• [Work instructions]
Repeat the material below exactly, with no pictures.

⁂

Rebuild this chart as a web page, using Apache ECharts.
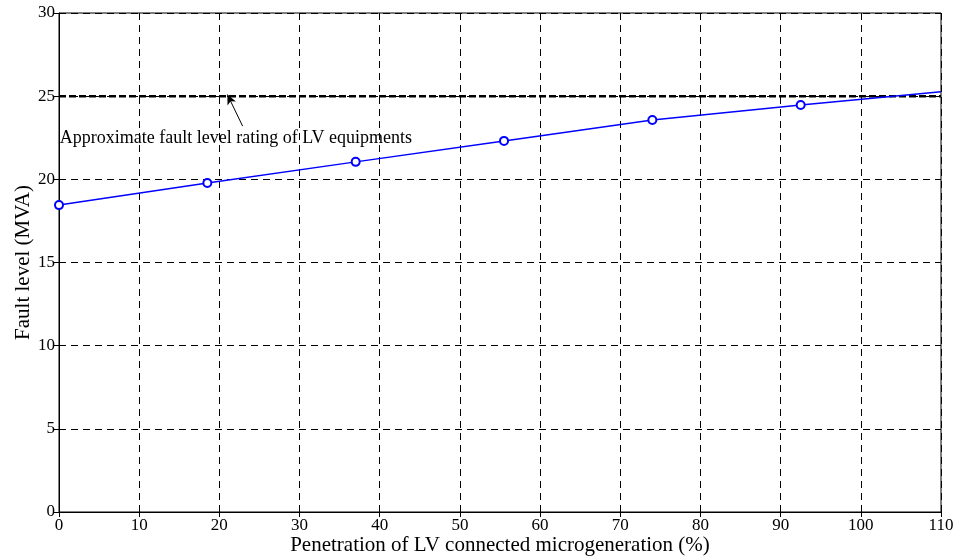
<!DOCTYPE html>
<html lang="en">
<head>
    <meta charset="UTF-8">
    <title>Fault level</title>
    <script src="https://cdn.jsdelivr.net/npm/echarts@6/dist/echarts.min.js"></script>
    <style>
        body { margin: 0; background: #fff; }
        #main { width: 958px; height: 558px; }
    </style>
</head>
<body>
<div id="main"></div>
<script type="text/javascript">
// penetration (%) and fault level (MVA)
var penetration = [0, 18.5, 37, 55.5, 74, 92.5, 110];
var faultLevel = [18.45, 19.78, 21.05, 22.31, 23.57, 24.47, 25.27];
var ratingLevel = 25;
var xTicks = [0, 10, 20, 30, 40, 50, 60, 70, 80, 90, 100, 110];
var yTicks = [0, 5, 10, 15, 20, 25, 30];
var noteText = 'Approximate fault level rating of LV equipments';
var notePos = [0.1, 22.45];
var arrowFrom = [22.9, 23.2];
var arrowTo = [21.0, 25.1];

var font = '"Liberation Serif", "Times New Roman", serif';

var lineData = [];
for (var i = 0; i < penetration.length; i++) {
    var item = { value: [penetration[i], faultLevel[i]] };
    if (i == penetration.length - 1) item.symbol = 'none';
    lineData.push(item);
}

var gridDash = { color: '#000', width: 1, type: [7, 5] };

var myChart = echarts.init(document.getElementById('main'));
myChart.setOption({
    animation: false,
    grid: {
        left: 59, right: 17, top: 13, bottom: 46,
        outerBoundsMode: 'none', containLabel: false,
        show: true, borderColor: '#000', borderWidth: 1
    },
    xAxis: [{
        type: 'value',
        min: xTicks[0], max: xTicks[xTicks.length - 1], interval: 10,
        name: 'Penetration of LV connected microgeneration (%)',
        nameLocation: 'middle', nameGap: 23, nameMoveOverlap: false,
        nameTextStyle: { fontFamily: font, fontSize: 21, color: '#000' },
        axisLine: { show: true, lineStyle: { color: '#000', width: 1 } },
        axisTick: { show: true, inside: true, length: 5, lineStyle: { color: '#000' } },
        axisLabel: { fontFamily: font, fontSize: 17, color: '#000', margin: 5 },
        splitLine: { show: true, lineStyle: gridDash }
    }, {
        type: 'value', position: 'top',
        min: xTicks[0], max: xTicks[xTicks.length - 1], interval: 10,
        axisLine: { show: false },
        axisTick: { show: true, inside: true, length: 5, lineStyle: { color: '#000' } },
        axisLabel: { show: false }, splitLine: { show: false }
    }],
    yAxis: [{
        type: 'value',
        min: yTicks[0], max: yTicks[yTicks.length - 1], interval: 5,
        name: 'Fault level (MVA)',
        nameLocation: 'middle', nameGap: 25, nameMoveOverlap: false,
        nameTextStyle: { fontFamily: font, fontSize: 21, color: '#000' },
        axisLine: { show: true, lineStyle: { color: '#000', width: 1 } },
        axisTick: { show: true, inside: true, length: 5, lineStyle: { color: '#000' } },
        axisLabel: { fontFamily: font, fontSize: 17, color: '#000', margin: 4 },
        splitLine: { show: true, lineStyle: gridDash }
    }, {
        type: 'value', position: 'right',
        min: yTicks[0], max: yTicks[yTicks.length - 1], interval: 5,
        axisLine: { show: false },
        axisTick: { show: true, inside: true, length: 5, lineStyle: { color: '#000' } },
        axisLabel: { show: false }, splitLine: { show: false }
    }],
    series: [{
        type: 'line',
        data: [[xTicks[0], ratingLevel], [xTicks[xTicks.length - 1], ratingLevel]],
        symbol: 'none',
        lineStyle: { color: '#000', width: 2.5, type: [7, 3] },
        z: 3,
        markLine: {
            silent: true,
            symbol: ['none', 'arrow'],
            symbolSize: [7, 10],
            lineStyle: { color: '#000', width: 1, type: 'solid' },
            label: { show: false },
            data: [[{ coord: arrowFrom }, { coord: arrowTo }]]
        },
        markPoint: {
            silent: true,
            symbol: 'circle', symbolSize: 0,
            label: {
                show: true, position: 'right', distance: 0,
                formatter: noteText,
                fontFamily: font, fontSize: 18, color: '#000'
            },
            data: [{ coord: notePos }]
        }
    }, {
        type: 'line',
        data: lineData,
        symbol: 'emptyCircle',
        symbolSize: 8,
        itemStyle: { color: '#0000ff', borderWidth: 1 },
        lineStyle: { color: '#0000ff', width: 1.5 },
        z: 4
    }]
});
</script>
</body>
</html>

⁂

• [Task result]
Rebuild this chart as a web page, using Apache ECharts.
<!DOCTYPE html>
<html lang="en">
<head>
    <meta charset="UTF-8">
    <title>Fault level</title>
    <script src="https://cdn.jsdelivr.net/npm/echarts@6/dist/echarts.min.js"></script>
    <style>
        body { margin: 0; background: #fff; }
        #main { width: 958px; height: 558px; }
    </style>
</head>
<body>
<div id="main"></div>
<script type="text/javascript">
// penetration (%) and fault level (MVA)
var penetration = [0, 18.5, 37, 55.5, 74, 92.5, 110];
var faultLevel = [18.45, 19.78, 21.05, 22.31, 23.57, 24.47, 25.27];
var ratingLevel = 25;
var xTicks = [0, 10, 20, 30, 40, 50, 60, 70, 80, 90, 100, 110];
var yTicks = [0, 5, 10, 15, 20, 25, 30];
var noteText = 'Approximate fault level rating of LV equipments';
var notePos = [0.1, 22.45];
var arrowFrom = [22.9, 23.2];
var arrowTo = [21.0, 25.1];

var font = '"Liberation Serif", "Times New Roman", serif';

var lineData = [];
for (var i = 0; i < penetration.length; i++) {
    var item = { value: [penetration[i], faultLevel[i]] };
    if (i == penetration.length - 1) item.symbol = 'none';
    lineData.push(item);
}

var gridDash = { color: '#000', width: 1, type: [7, 5] };

var myChart = echarts.init(document.getElementById('main'));
myChart.setOption({
    animation: false,
    grid: {
        left: 59, right: 17, top: 13, bottom: 46,
        outerBoundsMode: 'none', containLabel: false,
        show: true, borderColor: '#000', borderWidth: 1
    },
    xAxis: [{
        type: 'value',
        min: xTicks[0], max: xTicks[xTicks.length - 1], interval: 10,
        name: 'Penetration of LV connected microgeneration (%)',
        nameLocation: 'middle', nameGap: 23, nameMoveOverlap: false,
        nameTextStyle: { fontFamily: font, fontSize: 21, color: '#000' },
        axisLine: { show: true, lineStyle: { color: '#000', width: 1 } },
        axisTick: { show: true, inside: true, length: 5, lineStyle: { color: '#000' } },
        axisLabel: { fontFamily: font, fontSize: 17, color: '#000', margin: 5 },
        splitLine: { show: true, lineStyle: gridDash }
    }, {
        type: 'value', position: 'top',
        min: xTicks[0], max: xTicks[xTicks.length - 1], interval: 10,
        axisLine: { show: false },
        axisTick: { show: true, inside: true, length: 5, lineStyle: { color: '#000' } },
        axisLabel: { show: false }, splitLine: { show: false }
    }],
    yAxis: [{
        type: 'value',
        min: yTicks[0], max: yTicks[yTicks.length - 1], interval: 5,
        name: 'Fault level (MVA)',
        nameLocation: 'middle', nameGap: 25, nameMoveOverlap: false,
        nameTextStyle: { fontFamily: font, fontSize: 21, color: '#000' },
        axisLine: { show: true, lineStyle: { color: '#000', width: 1 } },
        axisTick: { show: true, inside: true, length: 5, lineStyle: { color: '#000' } },
        axisLabel: { fontFamily: font, fontSize: 17, color: '#000', margin: 4 },
        splitLine: { show: true, lineStyle: gridDash }
    }, {
        type: 'value', position: 'right',
        min: yTicks[0], max: yTicks[yTicks.length - 1], interval: 5,
        axisLine: { show: false },
        axisTick: { show: true, inside: true, length: 5, lineStyle: { color: '#000' } },
        axisLabel: { show: false }, splitLine: { show: false }
    }],
    series: [{
        type: 'line',
        data: [[xTicks[0], ratingLevel], [xTicks[xTicks.length - 1], ratingLevel]],
        symbol: 'none',
        lineStyle: { color: '#000', width: 2.5, type: [7, 3] },
        z: 3,
        markLine: {
            silent: true,
            symbol: ['none', 'arrow'],
            symbolSize: [7, 10],
            lineStyle: { color: '#000', width: 1, type: 'solid' },
            label: { show: false },
            data: [[{ coord: arrowFrom }, { coord: arrowTo }]]
        },
        markPoint: {
            silent: true,
            symbol: 'circle', symbolSize: 0,
            label: {
                show: true, position: 'right', distance: 0,
                formatter: noteText,
                fontFamily: font, fontSize: 18, color: '#000'
            },
            data: [{ coord: notePos }]
        }
    }, {
        type: 'line',
        data: lineData,
        symbol: 'emptyCircle',
        symbolSize: 8,
        itemStyle: { color: '#0000ff', borderWidth: 1 },
        lineStyle: { color: '#0000ff', width: 1.5 },
        z: 4
    }]
});
</script>
</body>
</html>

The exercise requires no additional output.